>> begin DATA

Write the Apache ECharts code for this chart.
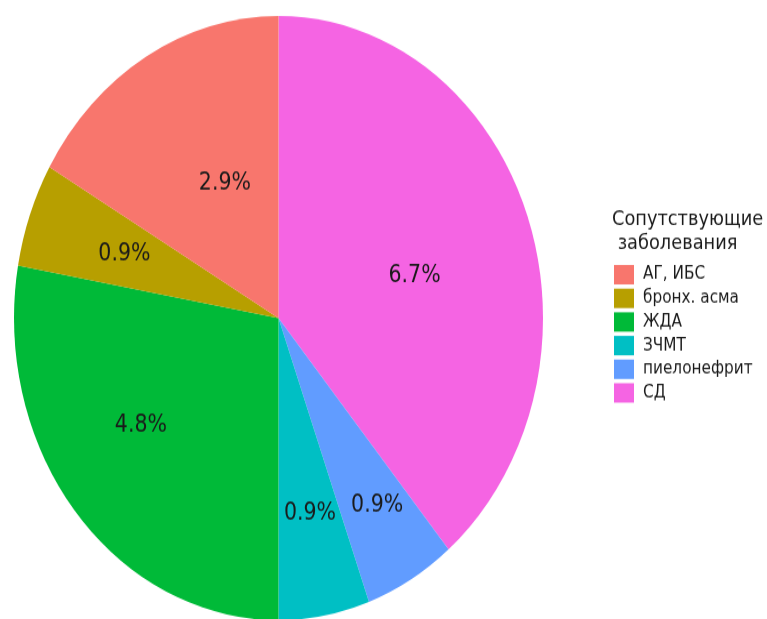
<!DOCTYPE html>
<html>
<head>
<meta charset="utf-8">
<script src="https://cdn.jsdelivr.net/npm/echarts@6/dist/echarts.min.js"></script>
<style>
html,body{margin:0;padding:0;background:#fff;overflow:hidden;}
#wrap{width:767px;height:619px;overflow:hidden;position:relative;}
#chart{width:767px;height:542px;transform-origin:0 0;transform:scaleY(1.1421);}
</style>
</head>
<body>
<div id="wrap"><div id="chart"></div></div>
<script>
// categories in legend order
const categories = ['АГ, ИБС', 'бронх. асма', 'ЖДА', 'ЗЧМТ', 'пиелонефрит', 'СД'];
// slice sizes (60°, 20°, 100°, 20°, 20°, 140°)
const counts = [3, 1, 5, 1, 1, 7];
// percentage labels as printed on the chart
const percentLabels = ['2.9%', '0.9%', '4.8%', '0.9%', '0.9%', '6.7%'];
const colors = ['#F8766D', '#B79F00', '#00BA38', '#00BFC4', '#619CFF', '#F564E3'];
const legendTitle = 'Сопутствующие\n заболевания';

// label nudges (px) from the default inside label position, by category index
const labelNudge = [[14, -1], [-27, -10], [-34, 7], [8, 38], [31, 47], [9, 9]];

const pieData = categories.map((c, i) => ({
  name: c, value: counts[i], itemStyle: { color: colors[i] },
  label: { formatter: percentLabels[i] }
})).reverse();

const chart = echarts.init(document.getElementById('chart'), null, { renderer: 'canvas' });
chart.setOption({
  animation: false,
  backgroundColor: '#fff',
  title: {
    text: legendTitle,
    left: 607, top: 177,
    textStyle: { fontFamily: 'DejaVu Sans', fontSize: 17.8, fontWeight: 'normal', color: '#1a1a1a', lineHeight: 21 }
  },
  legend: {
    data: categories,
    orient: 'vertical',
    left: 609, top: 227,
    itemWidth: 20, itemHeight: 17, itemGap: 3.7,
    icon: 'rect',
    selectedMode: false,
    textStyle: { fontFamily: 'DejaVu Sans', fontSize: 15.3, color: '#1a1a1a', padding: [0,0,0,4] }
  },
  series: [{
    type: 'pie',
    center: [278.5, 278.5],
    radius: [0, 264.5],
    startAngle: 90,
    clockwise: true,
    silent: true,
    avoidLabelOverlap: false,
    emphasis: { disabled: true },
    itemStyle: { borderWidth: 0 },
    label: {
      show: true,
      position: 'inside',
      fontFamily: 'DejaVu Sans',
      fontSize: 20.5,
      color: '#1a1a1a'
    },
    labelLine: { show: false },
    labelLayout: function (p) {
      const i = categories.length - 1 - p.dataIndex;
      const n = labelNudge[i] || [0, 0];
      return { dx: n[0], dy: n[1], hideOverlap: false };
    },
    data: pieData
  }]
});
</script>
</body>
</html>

>> end DATA
>> begin DATA

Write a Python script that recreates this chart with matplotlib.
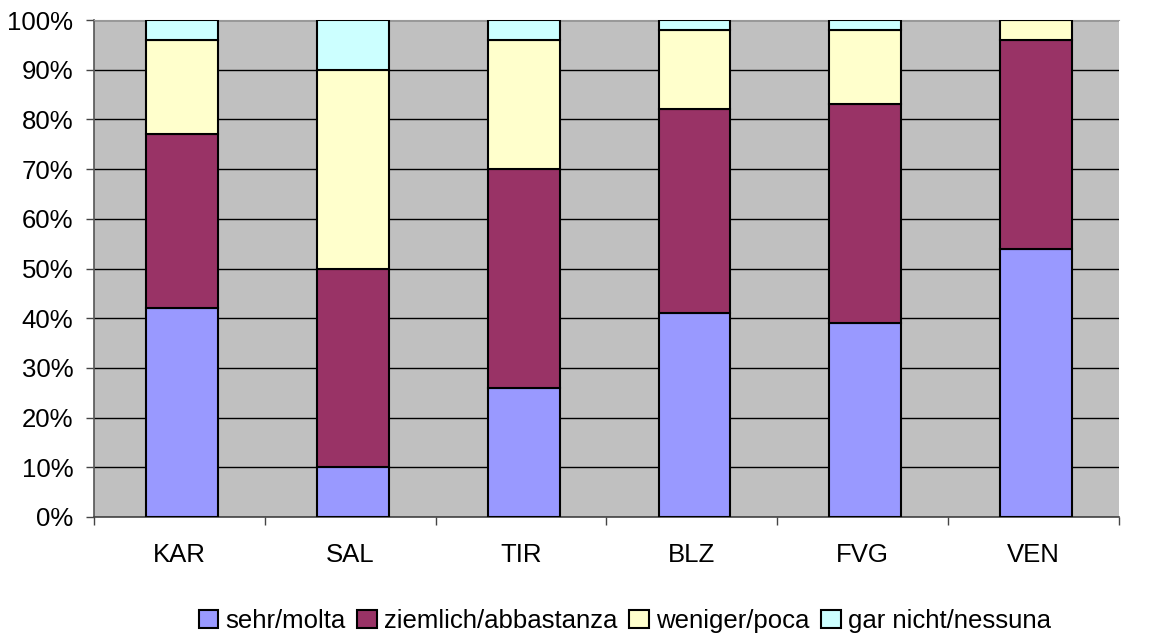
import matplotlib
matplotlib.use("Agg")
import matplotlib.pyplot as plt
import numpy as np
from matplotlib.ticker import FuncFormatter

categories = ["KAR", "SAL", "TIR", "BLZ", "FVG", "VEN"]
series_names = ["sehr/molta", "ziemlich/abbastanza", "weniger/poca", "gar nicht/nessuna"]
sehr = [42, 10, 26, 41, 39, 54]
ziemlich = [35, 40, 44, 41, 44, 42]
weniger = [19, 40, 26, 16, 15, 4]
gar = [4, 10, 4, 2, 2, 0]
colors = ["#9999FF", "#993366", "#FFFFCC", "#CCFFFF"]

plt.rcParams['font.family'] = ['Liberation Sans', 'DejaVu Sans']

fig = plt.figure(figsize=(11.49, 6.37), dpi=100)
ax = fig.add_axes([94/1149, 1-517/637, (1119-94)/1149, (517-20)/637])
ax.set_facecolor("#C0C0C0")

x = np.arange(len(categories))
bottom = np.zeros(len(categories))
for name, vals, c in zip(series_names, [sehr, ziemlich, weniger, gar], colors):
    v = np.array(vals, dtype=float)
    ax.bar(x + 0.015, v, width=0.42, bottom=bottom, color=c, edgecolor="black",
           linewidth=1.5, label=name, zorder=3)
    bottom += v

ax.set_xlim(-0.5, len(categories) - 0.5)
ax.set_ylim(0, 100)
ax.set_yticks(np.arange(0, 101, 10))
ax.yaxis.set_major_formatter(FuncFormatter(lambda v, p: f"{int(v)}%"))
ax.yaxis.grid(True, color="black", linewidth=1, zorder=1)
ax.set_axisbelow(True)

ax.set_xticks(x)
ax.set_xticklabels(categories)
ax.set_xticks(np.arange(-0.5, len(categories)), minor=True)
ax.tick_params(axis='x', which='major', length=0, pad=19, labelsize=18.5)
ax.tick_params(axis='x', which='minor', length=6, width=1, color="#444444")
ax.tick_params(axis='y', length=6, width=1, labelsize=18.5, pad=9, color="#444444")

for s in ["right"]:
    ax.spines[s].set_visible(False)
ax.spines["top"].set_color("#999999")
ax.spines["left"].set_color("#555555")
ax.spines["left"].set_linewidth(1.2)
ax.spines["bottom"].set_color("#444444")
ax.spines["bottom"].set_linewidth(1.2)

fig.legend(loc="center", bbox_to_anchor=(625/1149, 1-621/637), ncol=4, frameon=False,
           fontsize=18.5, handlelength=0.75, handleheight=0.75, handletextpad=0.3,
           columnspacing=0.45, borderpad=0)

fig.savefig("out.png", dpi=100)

>> end DATA
>> begin DATA

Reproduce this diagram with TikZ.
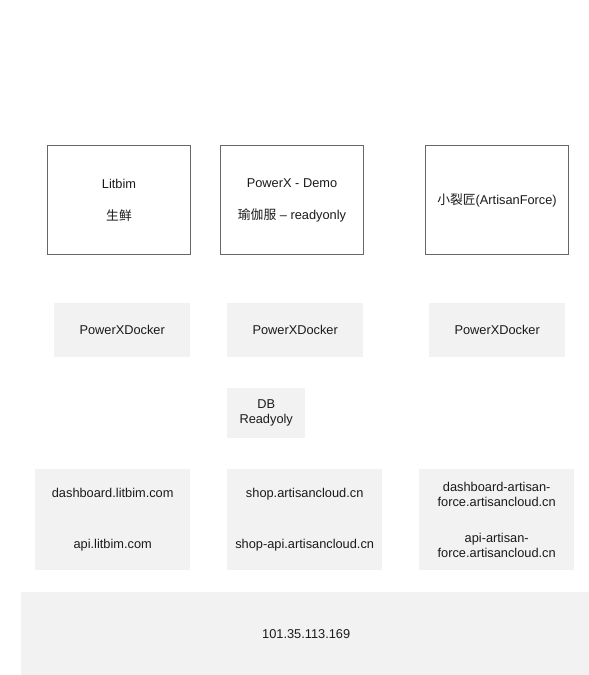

>> end DATA

WHAT YOU SHOULD DO -
Make an exact copy of the lines from the one containing "Write a Python" to the one containing "from matplotlib.ticker import FuncFormatter", keeping both and leaving out every picture.

RESULT FOR THIS TASK -
Write a Python script that recreates this chart with matplotlib.
import matplotlib
matplotlib.use("Agg")
import matplotlib.pyplot as plt
import numpy as np
from matplotlib.ticker import FuncFormatter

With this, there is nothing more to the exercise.